The most popular methods of Social Engineering

An attack on a person can be performed in many scenarios, but hackers use a few of the most common techniques.


The method of collecting user credentials for authorization is usually mass email spamming. In a classic scenario, the victim receives a fake email from some well-known organization asking him to click a link and log in. To gain credibility, the scammers make up some serious reasons for clicking on the link: for example, they ask the victim to renew the password or enter some information (name, phone number, bank card number, and even a CVV code).

And it seems like the person does everything as it says in the letter, but… he’s caught! The criminals have thought of his every move, which is why they can get people to do what they want.


The virus is named after the Trojan horse from the Greek myth for a reason. Only the bait here is an email message that promises quick profits, winnings, or other “mountains of gold” – but the result is a virus through which attackers steal the data. Why is this type of data theft called social engineering? Because the virus creators know how to disguise the malware, you will surely click on the right link, download and run the file.

Quid pro quo.

Using this technique, the attacker pretends to be a technical support employee and offers to fix problems in the system, although in reality, there are no problems with the software. The victim believes that the problems exist and, following the hacker’s instructions, personally grants him access to important information.

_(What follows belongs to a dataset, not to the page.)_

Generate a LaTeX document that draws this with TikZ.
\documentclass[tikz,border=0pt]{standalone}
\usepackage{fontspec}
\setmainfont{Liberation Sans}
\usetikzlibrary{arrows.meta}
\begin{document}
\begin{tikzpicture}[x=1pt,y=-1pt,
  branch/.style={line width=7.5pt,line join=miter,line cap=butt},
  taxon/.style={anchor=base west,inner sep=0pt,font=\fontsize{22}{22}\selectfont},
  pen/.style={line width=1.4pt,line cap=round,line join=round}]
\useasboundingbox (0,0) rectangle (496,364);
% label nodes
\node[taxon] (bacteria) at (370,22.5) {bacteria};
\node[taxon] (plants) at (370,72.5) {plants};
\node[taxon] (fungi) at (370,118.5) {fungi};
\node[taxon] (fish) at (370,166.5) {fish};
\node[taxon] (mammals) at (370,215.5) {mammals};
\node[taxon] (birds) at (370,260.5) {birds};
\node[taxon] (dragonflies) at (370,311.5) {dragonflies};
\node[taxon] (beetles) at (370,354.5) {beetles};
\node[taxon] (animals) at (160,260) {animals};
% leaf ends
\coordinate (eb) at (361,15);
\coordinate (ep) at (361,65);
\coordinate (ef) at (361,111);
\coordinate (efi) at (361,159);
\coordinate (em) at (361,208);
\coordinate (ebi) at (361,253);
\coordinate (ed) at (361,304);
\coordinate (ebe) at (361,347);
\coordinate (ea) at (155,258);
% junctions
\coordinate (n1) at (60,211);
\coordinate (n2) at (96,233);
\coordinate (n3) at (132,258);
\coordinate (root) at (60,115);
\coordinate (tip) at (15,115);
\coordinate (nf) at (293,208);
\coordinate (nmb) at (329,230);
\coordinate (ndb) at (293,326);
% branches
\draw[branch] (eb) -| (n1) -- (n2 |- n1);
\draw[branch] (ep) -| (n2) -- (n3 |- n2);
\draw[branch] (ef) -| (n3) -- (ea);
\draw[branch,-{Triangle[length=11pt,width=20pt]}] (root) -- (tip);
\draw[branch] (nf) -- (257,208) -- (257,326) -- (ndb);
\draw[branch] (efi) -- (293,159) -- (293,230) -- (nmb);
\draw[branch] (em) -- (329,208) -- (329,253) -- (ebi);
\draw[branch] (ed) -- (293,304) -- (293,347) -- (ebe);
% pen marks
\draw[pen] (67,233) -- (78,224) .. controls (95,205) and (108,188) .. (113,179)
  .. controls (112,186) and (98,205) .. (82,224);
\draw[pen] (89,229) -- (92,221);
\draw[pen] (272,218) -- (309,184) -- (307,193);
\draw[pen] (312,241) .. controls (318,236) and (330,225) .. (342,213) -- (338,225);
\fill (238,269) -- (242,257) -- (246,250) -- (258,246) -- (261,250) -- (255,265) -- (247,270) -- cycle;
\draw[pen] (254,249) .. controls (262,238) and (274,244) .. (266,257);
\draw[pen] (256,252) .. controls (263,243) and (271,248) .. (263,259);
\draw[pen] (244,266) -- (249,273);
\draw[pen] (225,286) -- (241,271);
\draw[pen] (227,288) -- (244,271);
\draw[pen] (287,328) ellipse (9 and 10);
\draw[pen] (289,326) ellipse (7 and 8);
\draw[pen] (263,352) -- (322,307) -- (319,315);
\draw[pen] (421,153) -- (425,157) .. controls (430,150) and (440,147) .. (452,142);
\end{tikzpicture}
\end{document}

Another technique used by cybercriminals is called pretexting (a scripted action). To obtain information, the criminal pretends to be an associate of yours who supposedly needs your information to perform an important task.

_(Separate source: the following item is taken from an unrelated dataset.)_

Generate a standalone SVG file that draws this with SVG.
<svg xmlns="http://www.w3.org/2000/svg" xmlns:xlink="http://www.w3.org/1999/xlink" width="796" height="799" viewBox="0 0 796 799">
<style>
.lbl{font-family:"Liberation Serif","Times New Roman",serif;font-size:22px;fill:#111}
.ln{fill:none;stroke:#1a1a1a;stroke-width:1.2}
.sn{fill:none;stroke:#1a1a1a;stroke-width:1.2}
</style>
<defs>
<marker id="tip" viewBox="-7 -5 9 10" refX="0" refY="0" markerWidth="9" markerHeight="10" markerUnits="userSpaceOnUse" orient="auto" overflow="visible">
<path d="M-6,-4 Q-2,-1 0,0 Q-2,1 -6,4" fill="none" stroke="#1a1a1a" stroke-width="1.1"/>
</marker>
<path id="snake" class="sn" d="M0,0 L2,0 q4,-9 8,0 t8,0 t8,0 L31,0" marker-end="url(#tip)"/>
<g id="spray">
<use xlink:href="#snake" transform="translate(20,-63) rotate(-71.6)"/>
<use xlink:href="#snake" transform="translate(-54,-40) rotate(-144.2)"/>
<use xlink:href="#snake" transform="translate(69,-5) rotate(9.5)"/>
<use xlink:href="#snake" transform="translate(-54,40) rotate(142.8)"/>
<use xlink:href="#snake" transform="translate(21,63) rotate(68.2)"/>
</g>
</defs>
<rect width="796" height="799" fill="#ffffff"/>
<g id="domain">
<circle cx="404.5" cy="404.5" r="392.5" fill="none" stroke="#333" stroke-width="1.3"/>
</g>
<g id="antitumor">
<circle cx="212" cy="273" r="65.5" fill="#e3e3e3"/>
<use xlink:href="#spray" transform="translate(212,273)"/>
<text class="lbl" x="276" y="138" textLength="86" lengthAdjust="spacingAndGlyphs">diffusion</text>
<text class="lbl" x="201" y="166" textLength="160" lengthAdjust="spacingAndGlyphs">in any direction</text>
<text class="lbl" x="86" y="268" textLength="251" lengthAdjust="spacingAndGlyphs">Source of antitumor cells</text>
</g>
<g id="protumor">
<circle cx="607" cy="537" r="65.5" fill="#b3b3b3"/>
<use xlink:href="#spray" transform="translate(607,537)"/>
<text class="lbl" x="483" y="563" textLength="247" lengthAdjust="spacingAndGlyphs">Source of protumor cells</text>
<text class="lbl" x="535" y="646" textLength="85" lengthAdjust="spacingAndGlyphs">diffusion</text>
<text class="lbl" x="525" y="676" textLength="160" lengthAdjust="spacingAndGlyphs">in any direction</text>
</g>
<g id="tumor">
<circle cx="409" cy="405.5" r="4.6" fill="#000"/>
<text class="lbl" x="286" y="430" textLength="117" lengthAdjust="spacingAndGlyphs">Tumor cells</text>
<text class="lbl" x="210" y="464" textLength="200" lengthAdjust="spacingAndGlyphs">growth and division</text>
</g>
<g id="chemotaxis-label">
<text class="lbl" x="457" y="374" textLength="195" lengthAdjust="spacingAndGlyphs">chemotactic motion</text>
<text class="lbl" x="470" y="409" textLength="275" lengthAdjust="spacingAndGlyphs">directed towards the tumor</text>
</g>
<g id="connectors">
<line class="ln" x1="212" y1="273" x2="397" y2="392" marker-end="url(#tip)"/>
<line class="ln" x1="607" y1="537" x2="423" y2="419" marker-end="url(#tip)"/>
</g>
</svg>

Social engineers pretend to be bank employees, credit services, technical support, or your friend, relative – someone you trust by default. To appear more trustworthy, they give the potential victim some information about her: name, bank account number, the real problem she had previously contacted the service with.

Reverse Social Engineering

The technique aims to get the victim to come to the social engineer himself and give him the necessary information. This can be accomplished in several ways:


Attackers may advertise their services as computer wizards or other specialists. The victim contacts the hacker himself, and the criminal not only works technically but also extracts information through communication with his client.

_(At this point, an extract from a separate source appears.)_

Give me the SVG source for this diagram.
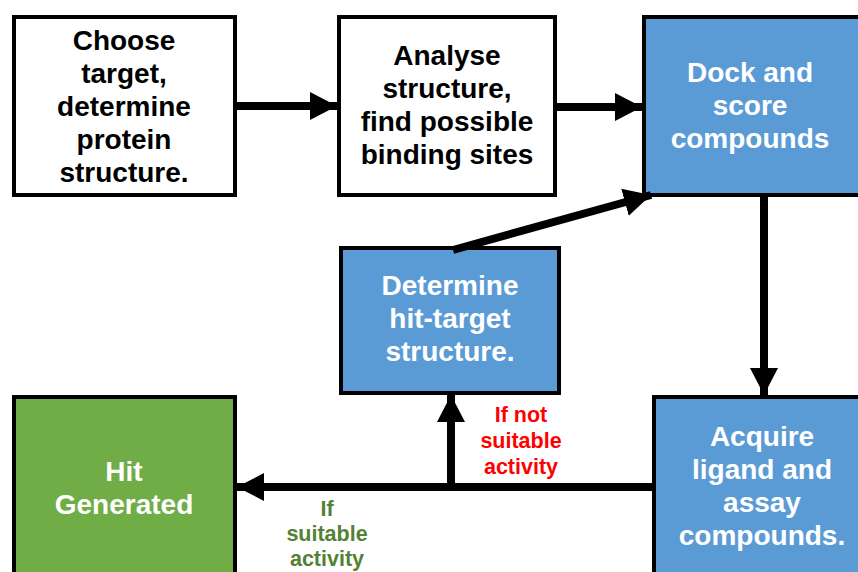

Implementing special software

At first, the program or system is working properly, but then a failure occurs, which requires the intervention of a specialist. The situation is set up so that the specialist who will be approached for help is a social hacker. By fixing the software, the hacker performs the necessary manipulations for the hack. And when the hack is detected, the social engineer remains above suspicion, telling that he helped you.

How to protect yourself?

If you do not want to become another victim of social engineers, we recommend the following rules of protection:

  • Don’t use the same password to access external and corporate (work) resources.
  • Install antivirus – all major antivirus programs have built-in malware checks.
  • Do not work with important information in front of other people. Scammers can use the so-called shoulder surfing – a type of social engineering when the theft of information takes place over the victim’s shoulder – by peeking.
  • Remain sceptical and alert. Always pay attention to the sender of emails and the site’s address where you are going to enter some personal data. If it is a mail on the domain of a large organization, make sure the domain is the same, and there are no typos. If in doubt, contact the technical support or a representative of the organization through official channels.
  • Don’t go to suspicious sites or download suspicious files because one of the best social engineering helpers is curiosity.
  • Familiarize yourself with your company’s privacy policy. All employees should be instructed on how to deal with visitors and what to do if an illegal intrusion is detected.

We hope that our post will help you protect yourself from scammers. We are always ready to share our useful experiences!